- [Task objective]: Search the data for the word "file" and copy every line that contains it.
▬▬▬
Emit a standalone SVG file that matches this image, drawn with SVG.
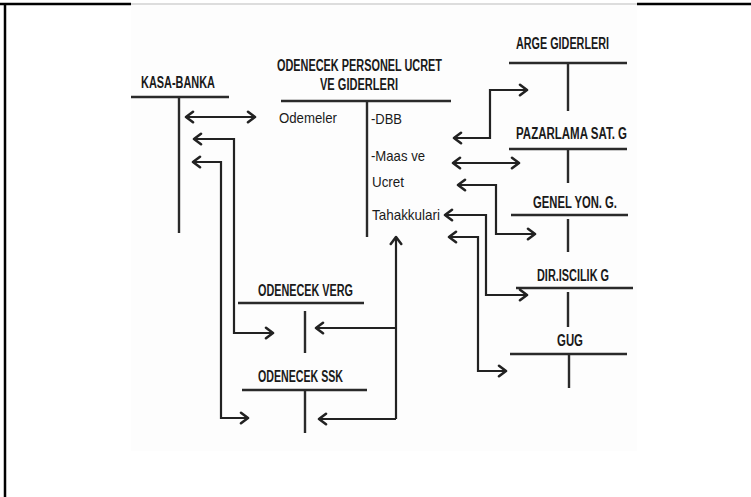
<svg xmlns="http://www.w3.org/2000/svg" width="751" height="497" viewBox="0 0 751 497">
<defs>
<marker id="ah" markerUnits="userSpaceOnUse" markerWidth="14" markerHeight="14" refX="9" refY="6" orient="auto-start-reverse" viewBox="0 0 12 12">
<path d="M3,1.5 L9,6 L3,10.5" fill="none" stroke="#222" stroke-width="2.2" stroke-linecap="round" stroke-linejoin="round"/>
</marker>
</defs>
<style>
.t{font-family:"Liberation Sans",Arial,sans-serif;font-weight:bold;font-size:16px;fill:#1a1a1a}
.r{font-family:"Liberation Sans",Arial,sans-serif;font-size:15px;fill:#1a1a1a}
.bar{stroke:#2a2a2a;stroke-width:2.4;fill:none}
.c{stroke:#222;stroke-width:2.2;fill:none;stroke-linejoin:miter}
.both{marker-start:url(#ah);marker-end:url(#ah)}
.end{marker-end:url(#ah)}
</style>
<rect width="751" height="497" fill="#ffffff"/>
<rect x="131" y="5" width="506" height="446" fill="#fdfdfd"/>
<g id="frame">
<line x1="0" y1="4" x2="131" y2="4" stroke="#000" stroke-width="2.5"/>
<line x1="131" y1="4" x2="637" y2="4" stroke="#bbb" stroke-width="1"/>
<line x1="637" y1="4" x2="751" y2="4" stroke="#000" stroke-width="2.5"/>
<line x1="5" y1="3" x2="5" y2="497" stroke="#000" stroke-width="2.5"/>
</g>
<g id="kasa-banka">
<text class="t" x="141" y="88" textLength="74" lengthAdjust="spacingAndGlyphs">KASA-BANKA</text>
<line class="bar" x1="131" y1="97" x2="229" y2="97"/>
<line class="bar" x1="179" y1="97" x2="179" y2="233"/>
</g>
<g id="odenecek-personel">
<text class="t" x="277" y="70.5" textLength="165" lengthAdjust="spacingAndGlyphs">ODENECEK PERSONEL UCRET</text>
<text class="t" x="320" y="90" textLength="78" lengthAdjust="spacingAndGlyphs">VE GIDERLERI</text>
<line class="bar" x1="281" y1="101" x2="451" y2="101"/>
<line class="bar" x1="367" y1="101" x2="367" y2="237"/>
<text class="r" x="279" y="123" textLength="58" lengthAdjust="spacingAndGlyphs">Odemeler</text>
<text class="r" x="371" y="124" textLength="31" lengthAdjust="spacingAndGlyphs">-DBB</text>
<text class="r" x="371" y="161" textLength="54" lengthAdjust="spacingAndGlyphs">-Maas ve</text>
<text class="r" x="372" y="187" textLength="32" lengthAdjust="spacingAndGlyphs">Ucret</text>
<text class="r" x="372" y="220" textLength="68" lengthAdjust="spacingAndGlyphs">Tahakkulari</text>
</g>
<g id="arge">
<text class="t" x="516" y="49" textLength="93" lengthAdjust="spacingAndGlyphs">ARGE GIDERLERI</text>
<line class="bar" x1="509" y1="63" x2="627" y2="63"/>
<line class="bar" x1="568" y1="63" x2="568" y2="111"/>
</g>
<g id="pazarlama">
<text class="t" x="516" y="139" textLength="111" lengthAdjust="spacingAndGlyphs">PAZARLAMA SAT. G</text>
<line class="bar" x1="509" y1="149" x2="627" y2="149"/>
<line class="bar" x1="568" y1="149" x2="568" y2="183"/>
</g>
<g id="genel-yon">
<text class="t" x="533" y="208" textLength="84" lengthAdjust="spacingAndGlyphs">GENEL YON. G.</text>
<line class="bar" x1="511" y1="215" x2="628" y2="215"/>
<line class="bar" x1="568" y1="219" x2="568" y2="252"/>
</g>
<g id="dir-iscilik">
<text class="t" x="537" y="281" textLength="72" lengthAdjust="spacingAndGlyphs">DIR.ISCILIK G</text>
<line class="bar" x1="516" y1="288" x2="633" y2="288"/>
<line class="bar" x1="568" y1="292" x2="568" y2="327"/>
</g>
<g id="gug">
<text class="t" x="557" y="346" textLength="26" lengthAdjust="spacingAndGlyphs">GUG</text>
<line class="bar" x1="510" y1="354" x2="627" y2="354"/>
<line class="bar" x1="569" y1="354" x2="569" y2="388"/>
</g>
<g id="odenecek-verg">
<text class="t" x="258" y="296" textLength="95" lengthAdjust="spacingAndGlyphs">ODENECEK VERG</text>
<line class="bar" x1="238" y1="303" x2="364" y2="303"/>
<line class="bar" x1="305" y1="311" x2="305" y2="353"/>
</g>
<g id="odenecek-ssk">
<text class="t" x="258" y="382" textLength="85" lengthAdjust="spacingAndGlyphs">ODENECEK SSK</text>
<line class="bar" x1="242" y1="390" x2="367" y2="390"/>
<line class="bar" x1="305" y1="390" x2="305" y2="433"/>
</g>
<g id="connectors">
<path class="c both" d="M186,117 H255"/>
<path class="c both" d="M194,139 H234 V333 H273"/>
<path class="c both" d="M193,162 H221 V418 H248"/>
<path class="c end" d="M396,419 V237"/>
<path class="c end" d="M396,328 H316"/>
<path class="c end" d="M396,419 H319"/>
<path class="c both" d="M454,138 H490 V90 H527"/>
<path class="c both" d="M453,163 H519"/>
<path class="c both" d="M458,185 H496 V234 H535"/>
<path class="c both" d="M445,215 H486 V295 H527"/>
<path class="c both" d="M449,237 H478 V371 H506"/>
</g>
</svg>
▬▬▬
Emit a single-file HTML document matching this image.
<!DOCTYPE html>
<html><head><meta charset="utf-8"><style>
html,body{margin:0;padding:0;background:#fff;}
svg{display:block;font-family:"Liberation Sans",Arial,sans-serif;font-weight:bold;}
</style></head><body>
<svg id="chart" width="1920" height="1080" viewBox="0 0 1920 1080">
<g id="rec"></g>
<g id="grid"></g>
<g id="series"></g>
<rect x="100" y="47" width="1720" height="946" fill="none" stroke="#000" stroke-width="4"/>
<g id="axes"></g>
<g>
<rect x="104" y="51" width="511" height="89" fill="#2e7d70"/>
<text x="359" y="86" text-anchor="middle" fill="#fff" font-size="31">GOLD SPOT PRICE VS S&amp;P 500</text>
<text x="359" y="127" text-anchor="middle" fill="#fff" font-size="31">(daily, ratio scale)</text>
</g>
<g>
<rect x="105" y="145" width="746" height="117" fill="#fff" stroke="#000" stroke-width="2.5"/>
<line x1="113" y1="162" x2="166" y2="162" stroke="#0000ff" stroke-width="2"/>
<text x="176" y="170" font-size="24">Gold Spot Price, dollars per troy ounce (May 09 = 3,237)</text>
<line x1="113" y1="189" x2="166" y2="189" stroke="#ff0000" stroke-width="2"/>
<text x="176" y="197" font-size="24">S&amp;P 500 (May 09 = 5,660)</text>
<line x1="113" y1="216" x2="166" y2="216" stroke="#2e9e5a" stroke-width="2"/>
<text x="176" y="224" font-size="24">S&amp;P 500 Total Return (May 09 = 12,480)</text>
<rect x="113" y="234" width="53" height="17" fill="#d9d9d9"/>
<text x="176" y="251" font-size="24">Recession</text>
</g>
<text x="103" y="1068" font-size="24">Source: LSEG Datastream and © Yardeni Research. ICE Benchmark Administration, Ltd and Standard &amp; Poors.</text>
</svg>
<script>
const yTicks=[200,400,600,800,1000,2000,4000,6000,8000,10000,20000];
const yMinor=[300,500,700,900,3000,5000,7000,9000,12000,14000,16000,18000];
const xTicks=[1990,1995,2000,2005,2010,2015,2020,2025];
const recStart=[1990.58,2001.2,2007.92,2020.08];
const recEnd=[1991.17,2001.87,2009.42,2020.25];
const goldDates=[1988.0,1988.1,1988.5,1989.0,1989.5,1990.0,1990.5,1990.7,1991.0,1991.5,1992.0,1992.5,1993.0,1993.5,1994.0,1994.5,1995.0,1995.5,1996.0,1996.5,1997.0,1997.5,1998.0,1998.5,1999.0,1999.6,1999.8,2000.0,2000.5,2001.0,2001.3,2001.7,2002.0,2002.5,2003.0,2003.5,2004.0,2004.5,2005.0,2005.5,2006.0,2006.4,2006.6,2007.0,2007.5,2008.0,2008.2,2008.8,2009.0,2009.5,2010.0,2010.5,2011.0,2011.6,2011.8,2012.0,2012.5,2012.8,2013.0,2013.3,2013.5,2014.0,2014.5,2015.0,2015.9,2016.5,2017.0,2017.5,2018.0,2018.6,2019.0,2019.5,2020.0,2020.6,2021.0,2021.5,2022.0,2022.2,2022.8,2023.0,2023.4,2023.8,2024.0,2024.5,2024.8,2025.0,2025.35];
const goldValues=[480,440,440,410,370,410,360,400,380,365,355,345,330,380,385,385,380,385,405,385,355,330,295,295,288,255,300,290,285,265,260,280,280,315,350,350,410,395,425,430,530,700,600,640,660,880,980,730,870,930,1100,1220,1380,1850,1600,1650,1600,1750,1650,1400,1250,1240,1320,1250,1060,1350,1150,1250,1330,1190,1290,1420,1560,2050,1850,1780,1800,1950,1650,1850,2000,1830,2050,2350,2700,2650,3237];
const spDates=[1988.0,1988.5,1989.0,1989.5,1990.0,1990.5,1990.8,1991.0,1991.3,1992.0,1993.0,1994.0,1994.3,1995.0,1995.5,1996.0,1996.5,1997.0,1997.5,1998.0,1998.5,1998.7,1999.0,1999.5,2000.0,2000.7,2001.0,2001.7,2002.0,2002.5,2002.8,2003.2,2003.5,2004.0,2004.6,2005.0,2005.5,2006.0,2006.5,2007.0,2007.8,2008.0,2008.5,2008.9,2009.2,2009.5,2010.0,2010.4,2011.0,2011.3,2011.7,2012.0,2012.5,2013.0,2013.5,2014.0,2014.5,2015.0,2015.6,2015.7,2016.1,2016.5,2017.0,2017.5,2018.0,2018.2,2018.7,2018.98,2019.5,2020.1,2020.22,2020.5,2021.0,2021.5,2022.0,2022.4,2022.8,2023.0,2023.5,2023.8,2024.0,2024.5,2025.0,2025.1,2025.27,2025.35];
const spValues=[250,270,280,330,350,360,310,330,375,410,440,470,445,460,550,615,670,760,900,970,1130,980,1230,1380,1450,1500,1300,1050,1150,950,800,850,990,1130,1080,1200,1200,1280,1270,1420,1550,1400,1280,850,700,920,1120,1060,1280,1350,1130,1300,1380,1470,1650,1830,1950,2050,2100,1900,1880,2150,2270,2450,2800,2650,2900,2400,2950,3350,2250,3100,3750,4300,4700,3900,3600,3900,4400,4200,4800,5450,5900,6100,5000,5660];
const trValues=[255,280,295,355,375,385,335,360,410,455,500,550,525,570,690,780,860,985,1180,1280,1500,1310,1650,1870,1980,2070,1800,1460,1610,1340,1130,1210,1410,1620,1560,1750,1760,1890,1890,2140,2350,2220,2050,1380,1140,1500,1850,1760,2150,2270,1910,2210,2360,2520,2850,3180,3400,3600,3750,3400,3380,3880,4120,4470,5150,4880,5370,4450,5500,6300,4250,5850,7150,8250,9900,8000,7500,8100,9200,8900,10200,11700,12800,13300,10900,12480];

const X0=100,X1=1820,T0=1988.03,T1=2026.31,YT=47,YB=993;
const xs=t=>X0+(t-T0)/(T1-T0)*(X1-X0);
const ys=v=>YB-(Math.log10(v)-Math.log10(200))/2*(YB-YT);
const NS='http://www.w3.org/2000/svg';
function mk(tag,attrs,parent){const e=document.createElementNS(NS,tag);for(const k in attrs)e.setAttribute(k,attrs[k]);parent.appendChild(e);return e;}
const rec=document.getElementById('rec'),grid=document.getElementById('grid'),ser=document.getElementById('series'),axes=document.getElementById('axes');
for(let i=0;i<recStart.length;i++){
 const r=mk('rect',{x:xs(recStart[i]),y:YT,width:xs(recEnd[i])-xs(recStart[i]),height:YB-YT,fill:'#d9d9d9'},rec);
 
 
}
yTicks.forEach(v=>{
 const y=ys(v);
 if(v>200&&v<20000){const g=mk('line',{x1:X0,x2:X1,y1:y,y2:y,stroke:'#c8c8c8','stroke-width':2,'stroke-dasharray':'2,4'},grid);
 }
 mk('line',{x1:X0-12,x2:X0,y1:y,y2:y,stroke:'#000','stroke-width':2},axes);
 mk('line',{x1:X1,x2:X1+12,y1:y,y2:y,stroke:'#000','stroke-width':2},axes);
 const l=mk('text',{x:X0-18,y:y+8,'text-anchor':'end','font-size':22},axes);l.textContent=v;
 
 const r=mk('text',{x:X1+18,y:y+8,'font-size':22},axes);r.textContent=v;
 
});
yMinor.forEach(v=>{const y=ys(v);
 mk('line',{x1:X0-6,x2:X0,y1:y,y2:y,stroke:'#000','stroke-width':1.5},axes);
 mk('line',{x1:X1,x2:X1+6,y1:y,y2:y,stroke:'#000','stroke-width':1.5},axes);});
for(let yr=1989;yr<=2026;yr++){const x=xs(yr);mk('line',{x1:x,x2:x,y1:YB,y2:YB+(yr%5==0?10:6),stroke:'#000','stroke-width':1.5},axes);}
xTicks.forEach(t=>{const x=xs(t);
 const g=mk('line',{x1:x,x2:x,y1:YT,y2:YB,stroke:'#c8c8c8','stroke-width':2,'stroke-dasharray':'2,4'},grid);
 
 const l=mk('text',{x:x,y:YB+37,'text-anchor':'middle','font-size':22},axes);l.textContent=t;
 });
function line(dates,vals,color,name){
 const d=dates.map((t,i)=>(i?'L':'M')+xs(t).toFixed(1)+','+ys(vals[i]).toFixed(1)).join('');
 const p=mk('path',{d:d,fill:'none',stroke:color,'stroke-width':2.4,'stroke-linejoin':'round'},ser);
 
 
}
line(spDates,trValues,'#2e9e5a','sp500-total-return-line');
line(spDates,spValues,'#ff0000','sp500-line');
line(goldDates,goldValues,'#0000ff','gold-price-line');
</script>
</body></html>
▬▬▬
- [Solution for this exercise]:
Emit a standalone SVG file that matches this image, drawn with SVG.
Emit a single-file HTML document matching this image.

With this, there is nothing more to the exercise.